Gn 18:11 Or Abraham et Sarah étaient vieux, avancés en âge; Sarah avait cessé d'avoir ce qu'ont les femmes.
Gn 18:12 Et Sarah rit en elle-même, disant: Étant vieille, aurai-je du plaisir?... mon seigneur aussi est âgé.
Ici, Chouraqui traduit le mot « seigneur » par « Adon » qui fait plus clairement référence à Yahvé. Par ailleurs, la traduction anglaise de King James mentionne explicitement « lord ». C’est donc bien Hammourabi qui s’offusque que Sarah mette en doute sa virilité.
Citer :
Gn 18:13 Et « Yahvé* » dit à Abraham: Pourquoi Sarah a-t-elle ri, disant: Est-ce que vraiment j'aurai un enfant, moi qui suis vieille?
Gn 18:14 Y a-t-il quelque chose qui soit trop difficile pour « Yahvé* » Au temps fixé je reviendrai vers toi, quand son terme sera là, et Sarah aura un fils.
Il est clair que c’est Sarah qui aura un fils, plutôt qu’Abraham. Ce n’est que quelques versets plus loin que l’histoire se poursuit.
Citer :
Gn 21:1 Et « Yahvé* » visita Sarah comme il avait dit, et « Yahvé* » fit à Sarah comme il en avait parlé.

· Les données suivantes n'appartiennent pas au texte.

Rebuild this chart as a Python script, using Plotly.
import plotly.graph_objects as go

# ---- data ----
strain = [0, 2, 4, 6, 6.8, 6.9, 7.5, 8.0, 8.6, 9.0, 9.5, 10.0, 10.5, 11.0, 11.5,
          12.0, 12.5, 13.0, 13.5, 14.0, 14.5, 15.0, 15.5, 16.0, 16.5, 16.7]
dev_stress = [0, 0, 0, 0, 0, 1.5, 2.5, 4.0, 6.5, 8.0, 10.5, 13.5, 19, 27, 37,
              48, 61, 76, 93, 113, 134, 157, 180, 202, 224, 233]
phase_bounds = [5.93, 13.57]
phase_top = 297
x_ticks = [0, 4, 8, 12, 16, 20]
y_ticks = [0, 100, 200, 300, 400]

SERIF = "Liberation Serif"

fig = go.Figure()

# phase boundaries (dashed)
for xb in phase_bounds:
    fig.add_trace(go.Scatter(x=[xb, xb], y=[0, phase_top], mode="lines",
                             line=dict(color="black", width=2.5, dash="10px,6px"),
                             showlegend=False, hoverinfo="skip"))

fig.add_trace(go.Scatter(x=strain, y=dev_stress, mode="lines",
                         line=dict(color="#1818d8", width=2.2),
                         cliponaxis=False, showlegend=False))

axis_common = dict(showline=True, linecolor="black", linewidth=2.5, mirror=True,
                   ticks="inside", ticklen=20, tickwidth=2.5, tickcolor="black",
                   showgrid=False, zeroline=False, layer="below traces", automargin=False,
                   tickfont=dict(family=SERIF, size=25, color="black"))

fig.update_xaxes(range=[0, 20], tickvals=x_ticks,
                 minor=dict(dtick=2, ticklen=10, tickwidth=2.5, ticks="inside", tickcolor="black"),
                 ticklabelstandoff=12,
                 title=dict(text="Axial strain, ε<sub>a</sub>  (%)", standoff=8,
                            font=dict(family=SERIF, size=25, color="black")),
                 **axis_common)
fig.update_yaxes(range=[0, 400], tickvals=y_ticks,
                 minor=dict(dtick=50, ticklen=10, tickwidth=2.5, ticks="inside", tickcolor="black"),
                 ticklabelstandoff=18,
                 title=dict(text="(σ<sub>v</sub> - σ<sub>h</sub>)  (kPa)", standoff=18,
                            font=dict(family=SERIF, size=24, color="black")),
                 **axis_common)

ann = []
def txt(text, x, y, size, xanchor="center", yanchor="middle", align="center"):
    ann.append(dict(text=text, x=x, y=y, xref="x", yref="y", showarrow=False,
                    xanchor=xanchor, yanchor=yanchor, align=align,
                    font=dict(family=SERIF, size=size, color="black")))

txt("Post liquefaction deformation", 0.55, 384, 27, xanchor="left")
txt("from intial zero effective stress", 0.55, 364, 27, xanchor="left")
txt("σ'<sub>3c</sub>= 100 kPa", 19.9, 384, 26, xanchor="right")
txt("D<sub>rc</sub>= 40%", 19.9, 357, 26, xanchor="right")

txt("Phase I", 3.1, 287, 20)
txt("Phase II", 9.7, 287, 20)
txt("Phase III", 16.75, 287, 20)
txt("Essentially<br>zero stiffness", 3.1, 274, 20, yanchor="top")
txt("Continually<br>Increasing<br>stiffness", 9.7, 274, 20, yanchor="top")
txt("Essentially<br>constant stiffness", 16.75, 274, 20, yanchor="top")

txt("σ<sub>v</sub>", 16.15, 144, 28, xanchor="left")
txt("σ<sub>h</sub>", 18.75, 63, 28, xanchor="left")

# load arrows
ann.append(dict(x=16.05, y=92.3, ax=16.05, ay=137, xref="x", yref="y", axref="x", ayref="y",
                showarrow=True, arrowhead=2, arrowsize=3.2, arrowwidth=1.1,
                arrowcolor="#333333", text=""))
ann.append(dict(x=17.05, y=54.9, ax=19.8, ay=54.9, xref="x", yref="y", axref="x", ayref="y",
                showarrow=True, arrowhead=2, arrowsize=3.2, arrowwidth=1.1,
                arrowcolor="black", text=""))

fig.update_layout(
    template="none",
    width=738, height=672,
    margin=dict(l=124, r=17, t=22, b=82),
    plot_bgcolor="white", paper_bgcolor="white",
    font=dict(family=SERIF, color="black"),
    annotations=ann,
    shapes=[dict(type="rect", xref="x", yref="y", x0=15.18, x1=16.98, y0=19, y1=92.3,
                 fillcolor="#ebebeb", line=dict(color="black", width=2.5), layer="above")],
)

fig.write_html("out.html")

Il convient ici de noter l’utilisation de l’euphémisme « visiter » - qui à le même sens que « aller vers » pour signifier « mettre enceinte ».
Citer :
Gn 21:2 Et Sarah conçut, et enfanta à Abraham un fils dans sa vieillesse, au temps fixé dont « Yahvé* » lui avait parlé.
Situation on ne peut plus explicite : Hammourabi va à la rencontre de Sarah et la met enceinte dans la tente. Isaac naîtra neuf mois plus tard.
Citer :
Gn 21:3 Et Abraham appela le nom de son fils qui lui était né, que Sarah lui avait enfanté, Isaac.
Gn 21:4 Et Abraham circoncit Isaac, son fils, à l'âge de huit jours, comme « Yahvé* » le lui avait commandé.
Gn 21:5 Et Abraham était âgé de cent ans lorsque Isaac, son fils, lui naquit.
Comme Abraham a « cent ans » (60 ans en 6/10) lorsqu’Isaac vient au monde et que Hammourabi est mort en 1750, on déduit que Hammourabi est mort l’année de la naissance d’Isaac (=1810-60). Cette chronologie fonctionne et permet de croire que Hammourabi et Abraham on le même âge, et que Hammourabi a vécu assez longtemps pour engendrer Isaac.
Par ailleurs, nous verrons comment ces nouvelles informations m’amènent à croire que la guerre des rois a bel et bien eu lieu en 1764, soit juste avant la défaite de Élam…
PS Pour ceux qui seraient tentés de m’accuser de mercantilisme, je doute fortement qu’ils n’aient jamais publié d’essai historique! Il s’agit d’une opération qui ne se rentabilise tout simplement pas.